Who haven’t they worked with since? (With bharatanatyam dancer Seeta Patel in Sigma for one.) This latest collaboration is with choreographer Alexander Whitley, but it is Prokofiev’s original music that is the prime mover for me. A slowly rising black backcloth reveals the Camerata Alma Viva, five musicians on violins, viola, cello and double bass, augmented by electronica and bookended by two dynamic drummers.

Framed and silhouetted in action and repose, they are all the setting one needs: a son et lumière with darting figures in grey in front of them in various permutations trying to grab our attention with their dextrous feats coupled with disquisitions on the colour spectrum. The talking interludes I could do without.
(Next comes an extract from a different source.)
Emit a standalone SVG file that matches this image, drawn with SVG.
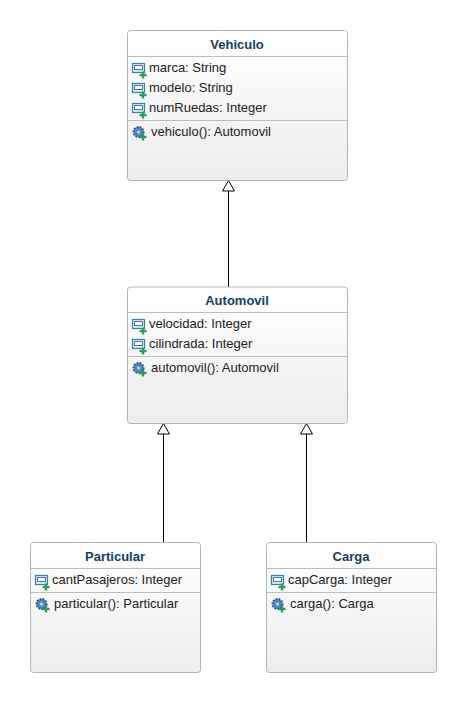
<svg xmlns="http://www.w3.org/2000/svg" width="466" height="702" viewBox="0 0 466 702">
<style>
text{font-family:"Liberation Sans",Arial,sans-serif;font-size:13px;fill:#222}
.t{font-weight:bold;fill:#17405f;text-anchor:middle}
.b{stroke:#b4b4b4;stroke-width:1;fill:url(#g)}
.d{stroke:#bdbdbd;stroke-width:1;fill:none}
.c{stroke:#000;stroke-width:1;fill:none}
.h{stroke:#000;stroke-width:1;fill:#fff}
</style>
<defs>
<linearGradient id="g" x1="0" y1="0" x2="0" y2="1"><stop offset="0" stop-color="#ffffff"/><stop offset="1" stop-color="#ededed"/></linearGradient>
<g id="plus"><rect x="-1.200" y="-3.500" width="2.400" height="7" fill="#2e9a5b"/><rect x="-3.500" y="-1.200" width="7" height="2.400" fill="#2e9a5b"/></g>
<g id="attr"><rect x="0.500" y="0.500" width="12" height="9" fill="#dbe9f3" stroke="#3f7ea8" stroke-width="1.200"/><rect x="2.500" y="2.500" width="8" height="4" fill="#fff" stroke="#3f7ea8" stroke-width="1"/><use href="#plus" x="11" y="12"/></g>
<g id="op"><circle cx="6.500" cy="6" r="5" fill="#5a86bd" stroke="#2b5a96" stroke-width="2" stroke-dasharray="1.800 1.200"/><circle cx="6.500" cy="6" r="1.500" fill="#c9dcef"/><use href="#plus" x="11" y="11"/></g>
</defs>
<g id="connectors">
<path class="c" d="M228.500 287V191"/><path class="h" d="M228.500 180.500L222.500 191H234.500Z"/>
<path class="c" d="M163.500 543V434"/><path class="h" d="M163.500 423.500L157.500 434H169.500Z"/>
<path class="c" d="M306.500 543V434"/><path class="h" d="M306.500 423.500L300.500 434H312.500Z"/>
</g>
<g id="Vehiculo">
<rect class="b" x="127.500" y="30.500" width="220" height="150" rx="3"/>
<path class="d" d="M128 56.500H347M128 120.500H347"/>
<text class="t" x="237" y="49">Vehiculo</text>
<use href="#attr" x="132" y="63"/><text x="149" y="72">marca: String</text>
<use href="#attr" x="132" y="83"/><text x="149" y="92">modelo: String</text>
<use href="#attr" x="132" y="103"/><text x="149" y="112">numRuedas: Integer</text>
<use href="#op" x="132" y="126"/><text x="151" y="136">vehiculo(): Automovil</text>
</g>
<g id="Automovil">
<rect class="b" x="127.500" y="287" width="220" height="136.500" rx="3"/>
<path class="d" d="M128 312.500H347M128 356.500H347"/>
<text class="t" x="237" y="305">Automovil</text>
<use href="#attr" x="132" y="319"/><text x="149" y="328">velocidad: Integer</text>
<use href="#attr" x="132" y="339"/><text x="149" y="348">cilindrada: Integer</text>
<use href="#op" x="132" y="362"/><text x="151" y="372">automovil(): Automovil</text>
</g>
<g id="Particular">
<rect class="b" x="30.500" y="542.500" width="170" height="130" rx="3"/>
<path class="d" d="M31 568.500H200M31 592.500H200"/>
<text class="t" x="115" y="561">Particular</text>
<use href="#attr" x="35" y="575"/><text x="52" y="584">cantPasajeros: Integer</text>
<use href="#op" x="35" y="598"/><text x="54" y="608">particular(): Particular</text>
</g>
<g id="Carga">
<rect class="b" x="266.500" y="542.500" width="170" height="130" rx="3"/>
<path class="d" d="M267 568.500H436M267 592.500H436"/>
<text class="t" x="351" y="561">Carga</text>
<use href="#attr" x="271" y="575"/><text x="288" y="584">capCarga: Integer</text>
<use href="#op" x="271" y="598"/><text x="290" y="608">carga(): Carga</text>
</g>
</svg>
Flat on their backs, the jugglers / dancers can still keep those balls in the air. Simply walking, they create intricate patterns on the stage—like a child’s game. Shadows arc and grow, images multiply, refracted in the light. There are friezes and freeze frames.

Gandini is about bodies, performance art, not just circus juggling, though that is in the mix, and the joys of interaction, throwing, catching, co-operation, teamwork. If an object is dropped, the butterfingers is forgiven. Whitley integrates that into his choreography—the fumbler steps forward and a hand is placed in absolution on their head. Charming, warm, human, a sophisticated multi-layered show yet with a pure simplicity at its heart.

And the audience is with it all the way. When Gandini steps forward at curtain call and asks us to pretend we are juggling, very few do not comply: that is togetherness. Hard to believe it is their Sadler’s Wells debut.

The list of Gandini’s works is long and yet he is still finding fresh fields to explore. I admired his 4x4: Ephemeral Architectures in 2015 and the Pina Bausch inspired Smashed two years ago. But I don't know them all, so I am grateful for Thomas J M Wilson’s doorstop of a book on Gandini Juggling 1991-2015 entitled Juggling Trajectories. More than an aide-memoire, it is four hundred plus pages of history, analysis and passion, and a visual treat.

Bring your inner child, bring your children (age guidance 7+), come and enjoy an hour of meditation and mindfulness. Numbers and shapes, addition and subtraction... And the real juggling—clubs roll across the shoulder, get caught between the knees—gets a big cheer, but I think Gandini is after something more than that, constantly shifting the boundaries of his particular art form.